The salesclerk, a pleasant 40-ish woman, and I begin chatting. We share our mutual loathing of those new-fangled wireless electronic book–reader-thingees like Kindle – think iPods for books– retailing for $359. You can even order them pre-loaded with hundreds of book titles. I compare them to vibrators — you might think you’re getting sex, but it’s sure not human!
But oh, the mindless blather touting this devilish device! ”Manhattan’s Algonquin Hotel has a long tradition of nurturing the literary-minded — Dorothy Parker, Robert Benchley, even Harpo Marx hung out there in its heyday. Keeping up with the times, the folks running the Algonquin today apparently still have literature on their minds, and are offering Amazon’s Kindle pre-loaded with a book of their choice for guests of the hotel during their stay…” burbles the website Switched-dot-com.
We both agree battery-powered books seem a crime against nature.
“People like the feel of real books, the smell of books,” the salesclerk declares fervently. “They like to touch them. They like to carry books with them wherever they go. Books are already portable. You can read them anywhere. Books are, in their way, comforting.”

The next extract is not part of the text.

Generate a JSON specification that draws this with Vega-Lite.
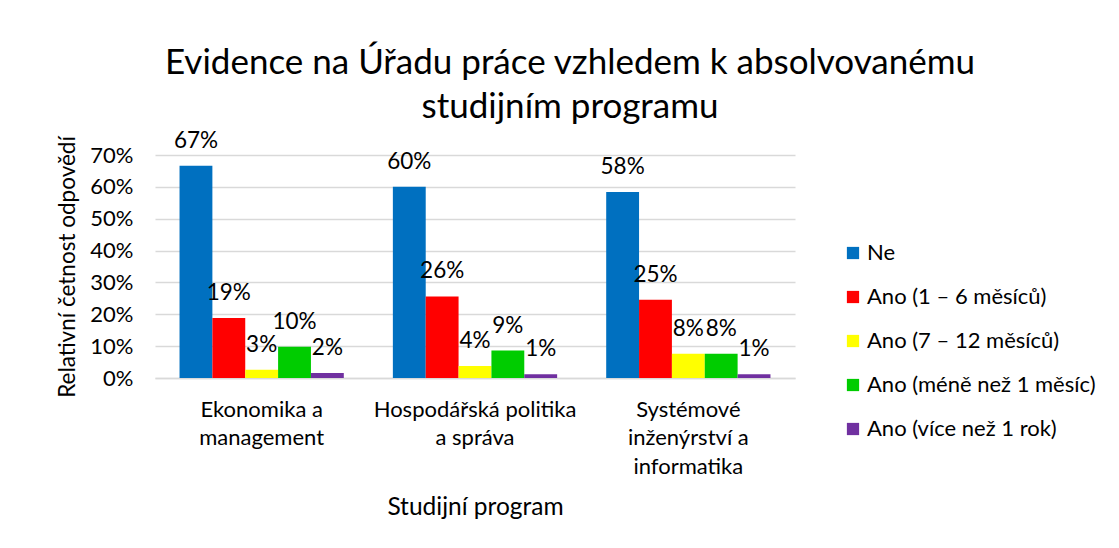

Certainly books are the low-tech solution to the reading process. Here’s hoping actual books — and public gathering-places to read them like libraries — never go out of style. If only Philly’s Mayor could have been there to participate in our conversation, maybe he’d have second thoughts about his misguided –and potentially dangerous – threat to shut 11 neighborhood library branches to eliminate some red ink in the city’s way-out-of-whack budget.
Doesn’t the Mayor know books are magical? Isn’t he aware books can change lives, young and old, forever? Doesn’t he realize books are a passport to the Imagination Unlimited?
And, instead of privatizing some of the city’s libraries in poor neighborhoods, as he may now do, why not simply eliminate 10-year real estate tax abatements extended to rich, powerful corporate interests instead.
Here’s a city with one of the highest murder rates in America, yet so short-sighted as to even consider closing nearly a dozen libraries, which function as cultural community centers. Boy, how dumb — and bogus — can you be? Libraries are incredibly important to people of all ages. They can be safe, quiet places to do homework after school. They can be places to use computers, thus helping conquer the Digital Divide for impoverished families. They can be places to do research, seek intellectual enrichment, attend lectures, movies, workshops, or even socialize. Think about it. And then rescind the order to shutter those libraries.